Your instructions
Reproduce the listing below in full and without alteration, apart from its pictures.

Given material
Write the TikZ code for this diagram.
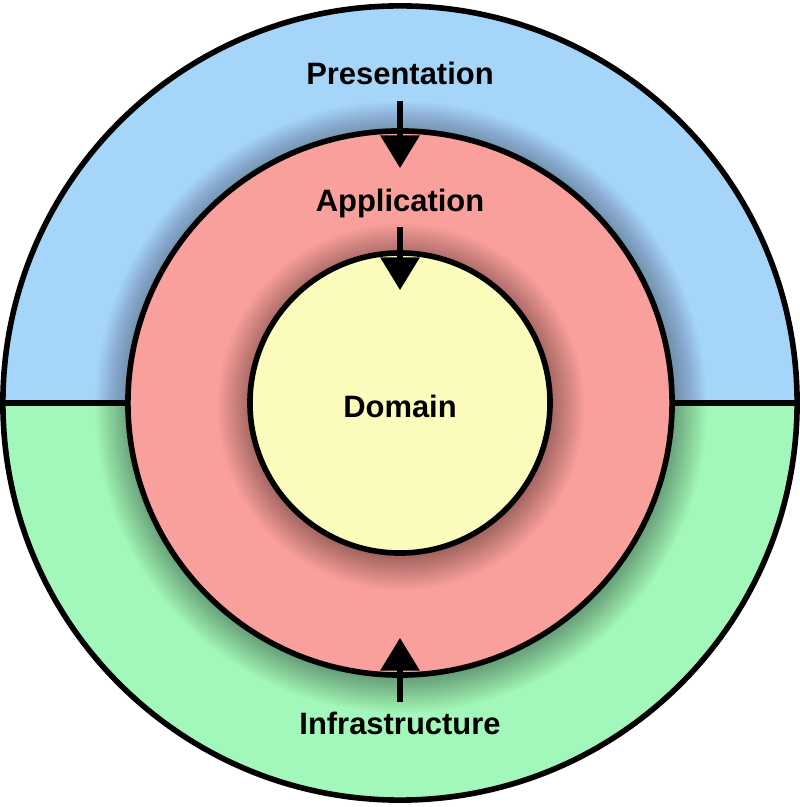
\documentclass[tikz,border=0pt]{standalone}
\usepackage{fontspec}
\setmainfont{Liberation Sans}
\usetikzlibrary{arrows.meta}
\definecolor{prescol}{RGB}{166,213,250}
\definecolor{infracol}{RGB}{162,247,186}
\definecolor{appcol}{RGB}{250,160,156}
\definecolor{domcol}{RGB}{251,251,188}
\tikzset{
  ring/.style={circle, draw=black, line width=0.14cm, inner sep=0pt},
  layer/.style={font=\fontsize{22}{26}\selectfont\bfseries, inner sep=0pt, text height=16pt, text depth=0pt, anchor=south},
  dep/.style={-{Triangle[length=0.82cm, width=0.95cm]}, line width=0.16cm, shorten <=0.4cm, shorten >=-1cm}
}
\begin{document}
\begin{tikzpicture}[x=0.025cm, y=0.025cm]
  \useasboundingbox (0,0) rectangle (800,807);
  % Outer ring split into two halves
  \fill[prescol] (3,404) arc[start angle=180, end angle=0, radius=397] -- cycle;
  \fill[infracol] (3,404) arc[start angle=180, end angle=360, radius=397] -- cycle;
  \draw[line width=0.15cm] (3,404) -- (797,404);
  \node[ring, minimum size=19.85cm] (outer) at (400,404) {};
  % Soft shadow round the middle ring, a bit lower
  \foreach \i in {1,...,30}
    \fill[black, opacity=0.01] (401,400) circle ({270+1.2*\i});
  \node[ring, fill=appcol, minimum size=13.6cm] (mid) at (400,404) {};
  % Soft shadow round the core
  \foreach \i in {1,...,30}
    \fill[black, opacity=0.01] (401,400) circle ({148+1.2*\i});
  \node[ring, fill=domcol, minimum size=7.5cm] (core) at (400,404) {};
  % Layer names
  \node[layer] (pres) at (400,722) {Presentation};
  \node[layer] (app) at (400,595) {Application};
  \node[layer] (dom) at (400,389) {Domain};
  \node[layer] (infra) at (400,72) {Infrastructure};
  % Dependencies point inwards
  \draw[dep] (pres.south) -- (mid.north);
  \draw[dep, shorten <=0.375cm] (app.south) -- (core.north);
  \draw[dep, shorten <=0.25cm] (infra.north) -- (mid.south);
\end{tikzpicture}
\end{document}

Task result
Write the TikZ code for this diagram.
\documentclass[tikz,border=0pt]{standalone}
\usepackage{fontspec}
\setmainfont{Liberation Sans}
\usetikzlibrary{arrows.meta}
\definecolor{prescol}{RGB}{166,213,250}
\definecolor{infracol}{RGB}{162,247,186}
\definecolor{appcol}{RGB}{250,160,156}
\definecolor{domcol}{RGB}{251,251,188}
\tikzset{
  ring/.style={circle, draw=black, line width=0.14cm, inner sep=0pt},
  layer/.style={font=\fontsize{22}{26}\selectfont\bfseries, inner sep=0pt, text height=16pt, text depth=0pt, anchor=south},
  dep/.style={-{Triangle[length=0.82cm, width=0.95cm]}, line width=0.16cm, shorten <=0.4cm, shorten >=-1cm}
}
\begin{document}
\begin{tikzpicture}[x=0.025cm, y=0.025cm]
  \useasboundingbox (0,0) rectangle (800,807);
  % Outer ring split into two halves
  \fill[prescol] (3,404) arc[start angle=180, end angle=0, radius=397] -- cycle;
  \fill[infracol] (3,404) arc[start angle=180, end angle=360, radius=397] -- cycle;
  \draw[line width=0.15cm] (3,404) -- (797,404);
  \node[ring, minimum size=19.85cm] (outer) at (400,404) {};
  % Soft shadow round the middle ring, a bit lower
  \foreach \i in {1,...,30}
    \fill[black, opacity=0.01] (401,400) circle ({270+1.2*\i});
  \node[ring, fill=appcol, minimum size=13.6cm] (mid) at (400,404) {};
  % Soft shadow round the core
  \foreach \i in {1,...,30}
    \fill[black, opacity=0.01] (401,400) circle ({148+1.2*\i});
  \node[ring, fill=domcol, minimum size=7.5cm] (core) at (400,404) {};
  % Layer names
  \node[layer] (pres) at (400,722) {Presentation};
  \node[layer] (app) at (400,595) {Application};
  \node[layer] (dom) at (400,389) {Domain};
  \node[layer] (infra) at (400,72) {Infrastructure};
  % Dependencies point inwards
  \draw[dep] (pres.south) -- (mid.north);
  \draw[dep, shorten <=0.375cm] (app.south) -- (core.north);
  \draw[dep, shorten <=0.25cm] (infra.north) -- (mid.south);
\end{tikzpicture}
\end{document}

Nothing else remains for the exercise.